Ce manque de visibilité des agricultrices dans l’espace public fait partie d’un long héritage dans l’histoire de la place des femmes dans le monde agricole. Autrefois sans statut, sans droits sociaux, considérées « sans profession » alors qu’elles travaillaient durement et cumulaient les tâches domestiques et professionnelles, les agricultrices ont toujours été présentes et contributrices, un pilier essentiel mais invisible de la ferme France.

Que reste-t-il de cet héritage ? Les agricultrices sont aujourd’hui cheffes d’entreprise agricole, salariées, ou conjointes collaboratrices, ces statuts qui ont été âprement obtenus par le combat de leurs aînées. Elles ont obtenu un congé maternité …en 2019 mais c’est seulement une cheffe d’entreprise sur deux qui l’utilise concrètement. Les femmes représentent 30 % des actifs agricoles, 26 % des chefs d’entreprise agricole (chiffres qui stagnent depuis 12 ans) et seulement 10 % dans les conseils d’administration des coopératives agricoles. Elles connaissent le phénomène du plafond de verre dans les gouvernances de la plupart des collectifs qui structurent le monde agricole, comme dans les autres secteurs de la société. Dans ce monde numériquement et symboliquement masculin, beaucoup d’entre elles doivent encore lutter contre les stéréotypes de genre issus des constructions sociales héritées du passé : que ce soit les jeunes filles dans les lycées agricoles, les femmes dans leur parcours d’installation, le pilotage de l’entreprise agricole, ou dans les structures collectives. Elles doivent prouver bien plus souvent que leurs homologues masculins leurs compétences et leur légitimité et conquérir un imaginaire qui représente l’« agriculteur » sous les traits d’un homme.

Qui sont les agricultrices en 2024 ? Plus âgées en moyenne que leurs homologues masculins, elles entrent plus tardivement dans le métier après des études et des expériences professionnelles variées qui contribuent à enrichir leur vision et le sens qu’elles donnent à leur métier.

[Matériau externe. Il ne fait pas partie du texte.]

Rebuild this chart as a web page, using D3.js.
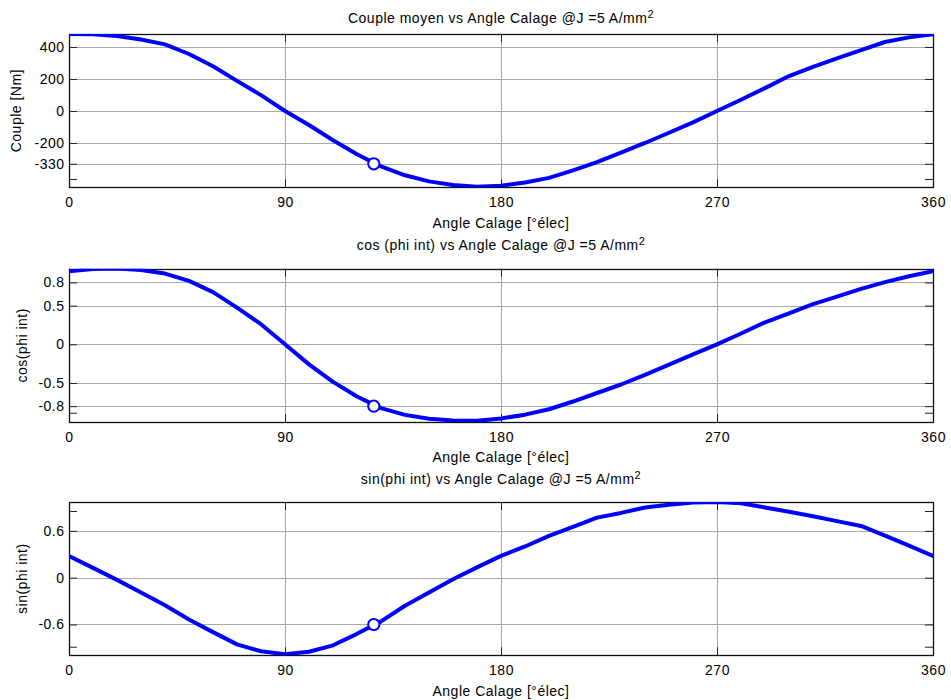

Elles sont plus nombreuses à choisir les pratiques agroécologiques et le circuit court, elles apportent des innovations matérielles, organisationnelles, une réflexion sur l’articulation des temps personnels et professionnels qui bénéficient à l’ensemble du monde agricole, quel que soit son genre…

La mutation d’une agriculture familiale, souvent fantasmée par la société et les politiques, vers une agriculture plus entrepreneuriale représente le nouvel espace à conquérir pour les femmes, dans lequel nombre d’entre elles prouvent déjà qu’elles sont compétentes et visionnaires face aux enjeux de demain. A cela s’ajoute la féminisation de la gouvernance des structures collectives.

Alors que près de la moitié des agriculteurs sera en âge de prendre leur retraite dans 5 ans et que le renouvellement des générations constitue une question stratégique pour notre souveraineté alimentaire, la question des freins que les femmes rencontrent dans leur parcours et leur résolution s’imposent et nous devons y répondre avec honnêteté et courage. Car l’agriculture de demain sera – également - féminine ou ne sera pas. 

*Think tank de l’entreprise agricole, Agridées est depuis sa création en 1867 un lieu unique de questionnements, de débats et d’expertises qui réunit les acteurs des secteurs agricoles, agroalimentaires et agro-industriels.